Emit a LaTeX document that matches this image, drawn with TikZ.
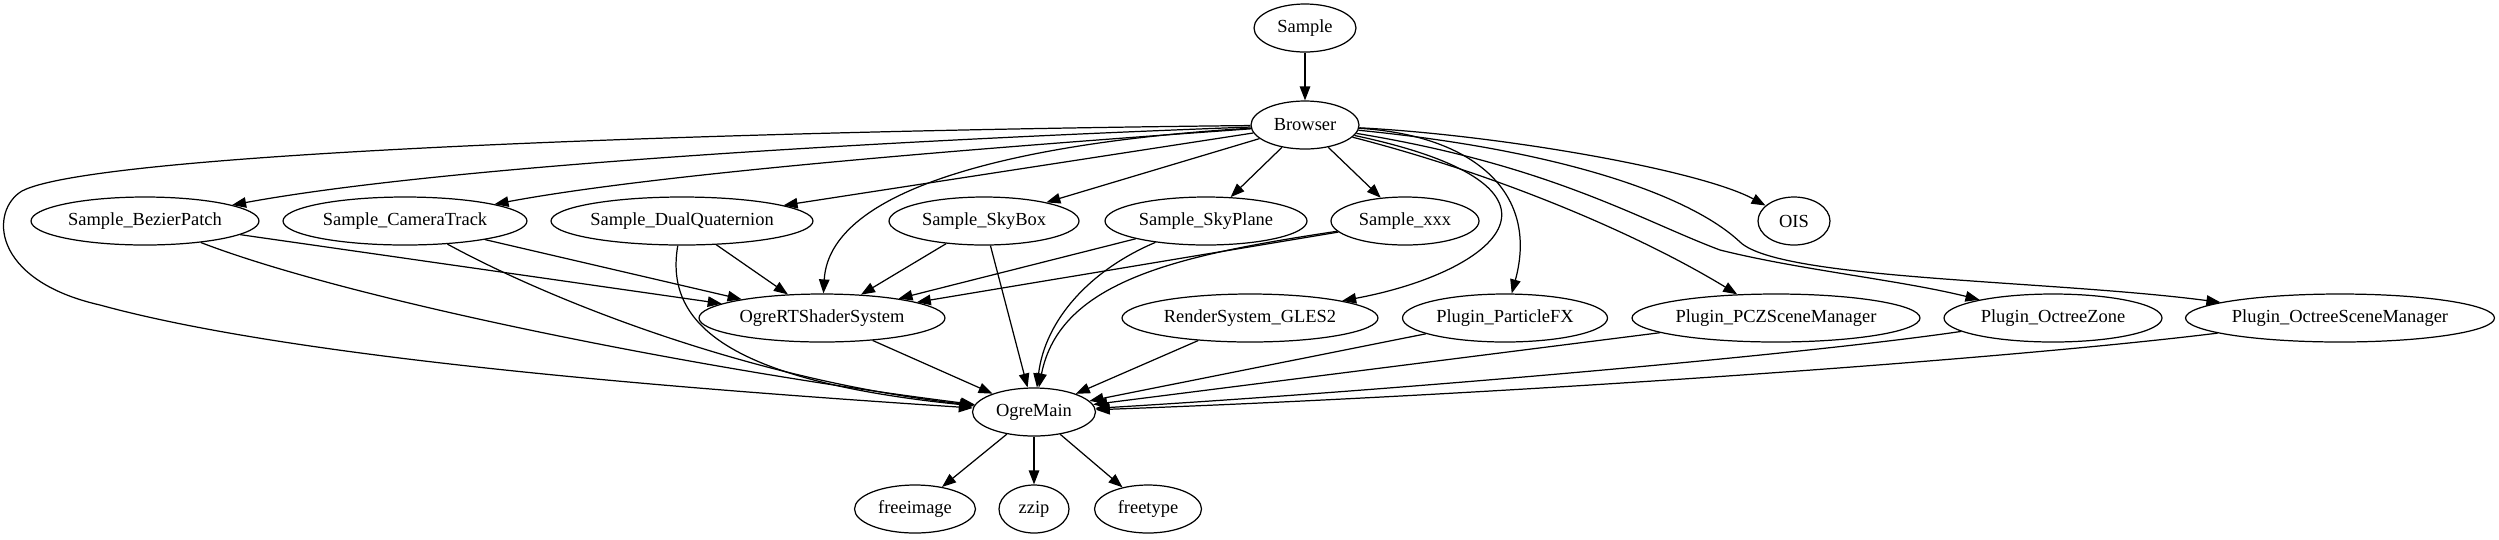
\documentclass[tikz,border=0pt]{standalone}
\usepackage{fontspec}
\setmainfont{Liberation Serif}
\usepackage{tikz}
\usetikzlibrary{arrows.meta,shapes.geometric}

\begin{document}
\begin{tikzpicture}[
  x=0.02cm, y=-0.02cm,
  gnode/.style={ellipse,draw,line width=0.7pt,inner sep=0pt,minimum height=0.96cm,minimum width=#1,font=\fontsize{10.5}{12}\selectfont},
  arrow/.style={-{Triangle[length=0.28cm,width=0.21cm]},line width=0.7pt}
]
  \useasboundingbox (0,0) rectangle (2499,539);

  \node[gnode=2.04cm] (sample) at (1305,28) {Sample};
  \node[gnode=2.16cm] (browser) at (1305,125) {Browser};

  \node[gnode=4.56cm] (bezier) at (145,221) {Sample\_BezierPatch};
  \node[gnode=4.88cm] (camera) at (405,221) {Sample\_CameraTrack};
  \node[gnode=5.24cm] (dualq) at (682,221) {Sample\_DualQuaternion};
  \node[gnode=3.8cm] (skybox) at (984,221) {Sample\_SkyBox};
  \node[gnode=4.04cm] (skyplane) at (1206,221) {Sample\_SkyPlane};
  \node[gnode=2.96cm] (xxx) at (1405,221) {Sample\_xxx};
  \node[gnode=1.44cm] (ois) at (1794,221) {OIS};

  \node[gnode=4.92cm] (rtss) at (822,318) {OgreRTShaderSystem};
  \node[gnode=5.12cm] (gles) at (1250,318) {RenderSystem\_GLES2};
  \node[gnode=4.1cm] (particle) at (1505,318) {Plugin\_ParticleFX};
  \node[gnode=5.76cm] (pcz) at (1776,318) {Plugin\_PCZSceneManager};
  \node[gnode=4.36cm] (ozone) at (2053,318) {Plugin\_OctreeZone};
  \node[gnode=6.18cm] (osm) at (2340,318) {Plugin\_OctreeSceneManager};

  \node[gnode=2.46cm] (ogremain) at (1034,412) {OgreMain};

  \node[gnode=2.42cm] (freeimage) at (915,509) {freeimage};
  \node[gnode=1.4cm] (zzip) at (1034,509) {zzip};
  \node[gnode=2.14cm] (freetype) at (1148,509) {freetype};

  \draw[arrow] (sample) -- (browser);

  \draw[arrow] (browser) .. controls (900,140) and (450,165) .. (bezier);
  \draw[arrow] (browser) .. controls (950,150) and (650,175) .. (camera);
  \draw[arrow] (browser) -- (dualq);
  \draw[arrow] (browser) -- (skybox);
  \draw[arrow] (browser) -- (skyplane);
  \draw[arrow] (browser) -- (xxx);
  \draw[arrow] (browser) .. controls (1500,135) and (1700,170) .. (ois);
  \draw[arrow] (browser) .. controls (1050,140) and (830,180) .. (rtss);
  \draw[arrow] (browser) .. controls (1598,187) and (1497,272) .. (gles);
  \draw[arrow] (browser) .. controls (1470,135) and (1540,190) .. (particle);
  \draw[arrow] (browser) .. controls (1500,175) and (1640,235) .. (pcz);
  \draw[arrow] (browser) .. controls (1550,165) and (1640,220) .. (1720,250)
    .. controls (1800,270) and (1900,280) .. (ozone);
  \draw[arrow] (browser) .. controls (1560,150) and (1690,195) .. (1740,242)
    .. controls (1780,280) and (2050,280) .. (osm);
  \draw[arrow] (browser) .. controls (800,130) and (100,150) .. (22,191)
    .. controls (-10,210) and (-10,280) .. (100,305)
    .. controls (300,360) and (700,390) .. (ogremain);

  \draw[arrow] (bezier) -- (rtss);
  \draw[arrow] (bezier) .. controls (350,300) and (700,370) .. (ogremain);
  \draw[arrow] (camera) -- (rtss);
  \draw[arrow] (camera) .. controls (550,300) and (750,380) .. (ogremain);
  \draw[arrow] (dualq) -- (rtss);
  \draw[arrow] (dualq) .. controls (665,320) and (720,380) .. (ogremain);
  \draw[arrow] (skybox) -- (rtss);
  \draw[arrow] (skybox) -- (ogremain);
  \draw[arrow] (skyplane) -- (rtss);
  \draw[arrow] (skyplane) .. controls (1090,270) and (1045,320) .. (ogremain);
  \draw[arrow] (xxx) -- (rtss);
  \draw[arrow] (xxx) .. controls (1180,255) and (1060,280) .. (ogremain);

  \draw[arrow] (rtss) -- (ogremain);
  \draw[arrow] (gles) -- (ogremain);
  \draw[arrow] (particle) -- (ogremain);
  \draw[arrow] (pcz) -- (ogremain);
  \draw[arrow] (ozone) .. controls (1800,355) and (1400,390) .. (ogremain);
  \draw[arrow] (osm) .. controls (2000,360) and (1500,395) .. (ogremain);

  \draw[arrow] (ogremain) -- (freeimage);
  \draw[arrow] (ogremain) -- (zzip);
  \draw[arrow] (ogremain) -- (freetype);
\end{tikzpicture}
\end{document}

**DESCRIPTION OF THE TASK**
Reproduce every line above as written, skipping pictures.

**TASK SOLUTION**
Emit a LaTeX document that matches this image, drawn with TikZ.
\documentclass[tikz,border=0pt]{standalone}
\usepackage{fontspec}
\setmainfont{Liberation Serif}
\usepackage{tikz}
\usetikzlibrary{arrows.meta,shapes.geometric}

\begin{document}
\begin{tikzpicture}[
  x=0.02cm, y=-0.02cm,
  gnode/.style={ellipse,draw,line width=0.7pt,inner sep=0pt,minimum height=0.96cm,minimum width=#1,font=\fontsize{10.5}{12}\selectfont},
  arrow/.style={-{Triangle[length=0.28cm,width=0.21cm]},line width=0.7pt}
]
  \useasboundingbox (0,0) rectangle (2499,539);

  \node[gnode=2.04cm] (sample) at (1305,28) {Sample};
  \node[gnode=2.16cm] (browser) at (1305,125) {Browser};

  \node[gnode=4.56cm] (bezier) at (145,221) {Sample\_BezierPatch};
  \node[gnode=4.88cm] (camera) at (405,221) {Sample\_CameraTrack};
  \node[gnode=5.24cm] (dualq) at (682,221) {Sample\_DualQuaternion};
  \node[gnode=3.8cm] (skybox) at (984,221) {Sample\_SkyBox};
  \node[gnode=4.04cm] (skyplane) at (1206,221) {Sample\_SkyPlane};
  \node[gnode=2.96cm] (xxx) at (1405,221) {Sample\_xxx};
  \node[gnode=1.44cm] (ois) at (1794,221) {OIS};

  \node[gnode=4.92cm] (rtss) at (822,318) {OgreRTShaderSystem};
  \node[gnode=5.12cm] (gles) at (1250,318) {RenderSystem\_GLES2};
  \node[gnode=4.1cm] (particle) at (1505,318) {Plugin\_ParticleFX};
  \node[gnode=5.76cm] (pcz) at (1776,318) {Plugin\_PCZSceneManager};
  \node[gnode=4.36cm] (ozone) at (2053,318) {Plugin\_OctreeZone};
  \node[gnode=6.18cm] (osm) at (2340,318) {Plugin\_OctreeSceneManager};

  \node[gnode=2.46cm] (ogremain) at (1034,412) {OgreMain};

  \node[gnode=2.42cm] (freeimage) at (915,509) {freeimage};
  \node[gnode=1.4cm] (zzip) at (1034,509) {zzip};
  \node[gnode=2.14cm] (freetype) at (1148,509) {freetype};

  \draw[arrow] (sample) -- (browser);

  \draw[arrow] (browser) .. controls (900,140) and (450,165) .. (bezier);
  \draw[arrow] (browser) .. controls (950,150) and (650,175) .. (camera);
  \draw[arrow] (browser) -- (dualq);
  \draw[arrow] (browser) -- (skybox);
  \draw[arrow] (browser) -- (skyplane);
  \draw[arrow] (browser) -- (xxx);
  \draw[arrow] (browser) .. controls (1500,135) and (1700,170) .. (ois);
  \draw[arrow] (browser) .. controls (1050,140) and (830,180) .. (rtss);
  \draw[arrow] (browser) .. controls (1598,187) and (1497,272) .. (gles);
  \draw[arrow] (browser) .. controls (1470,135) and (1540,190) .. (particle);
  \draw[arrow] (browser) .. controls (1500,175) and (1640,235) .. (pcz);
  \draw[arrow] (browser) .. controls (1550,165) and (1640,220) .. (1720,250)
    .. controls (1800,270) and (1900,280) .. (ozone);
  \draw[arrow] (browser) .. controls (1560,150) and (1690,195) .. (1740,242)
    .. controls (1780,280) and (2050,280) .. (osm);
  \draw[arrow] (browser) .. controls (800,130) and (100,150) .. (22,191)
    .. controls (-10,210) and (-10,280) .. (100,305)
    .. controls (300,360) and (700,390) .. (ogremain);

  \draw[arrow] (bezier) -- (rtss);
  \draw[arrow] (bezier) .. controls (350,300) and (700,370) .. (ogremain);
  \draw[arrow] (camera) -- (rtss);
  \draw[arrow] (camera) .. controls (550,300) and (750,380) .. (ogremain);
  \draw[arrow] (dualq) -- (rtss);
  \draw[arrow] (dualq) .. controls (665,320) and (720,380) .. (ogremain);
  \draw[arrow] (skybox) -- (rtss);
  \draw[arrow] (skybox) -- (ogremain);
  \draw[arrow] (skyplane) -- (rtss);
  \draw[arrow] (skyplane) .. controls (1090,270) and (1045,320) .. (ogremain);
  \draw[arrow] (xxx) -- (rtss);
  \draw[arrow] (xxx) .. controls (1180,255) and (1060,280) .. (ogremain);

  \draw[arrow] (rtss) -- (ogremain);
  \draw[arrow] (gles) -- (ogremain);
  \draw[arrow] (particle) -- (ogremain);
  \draw[arrow] (pcz) -- (ogremain);
  \draw[arrow] (ozone) .. controls (1800,355) and (1400,390) .. (ogremain);
  \draw[arrow] (osm) .. controls (2000,360) and (1500,395) .. (ogremain);

  \draw[arrow] (ogremain) -- (freeimage);
  \draw[arrow] (ogremain) -- (zzip);
  \draw[arrow] (ogremain) -- (freetype);
\end{tikzpicture}
\end{document}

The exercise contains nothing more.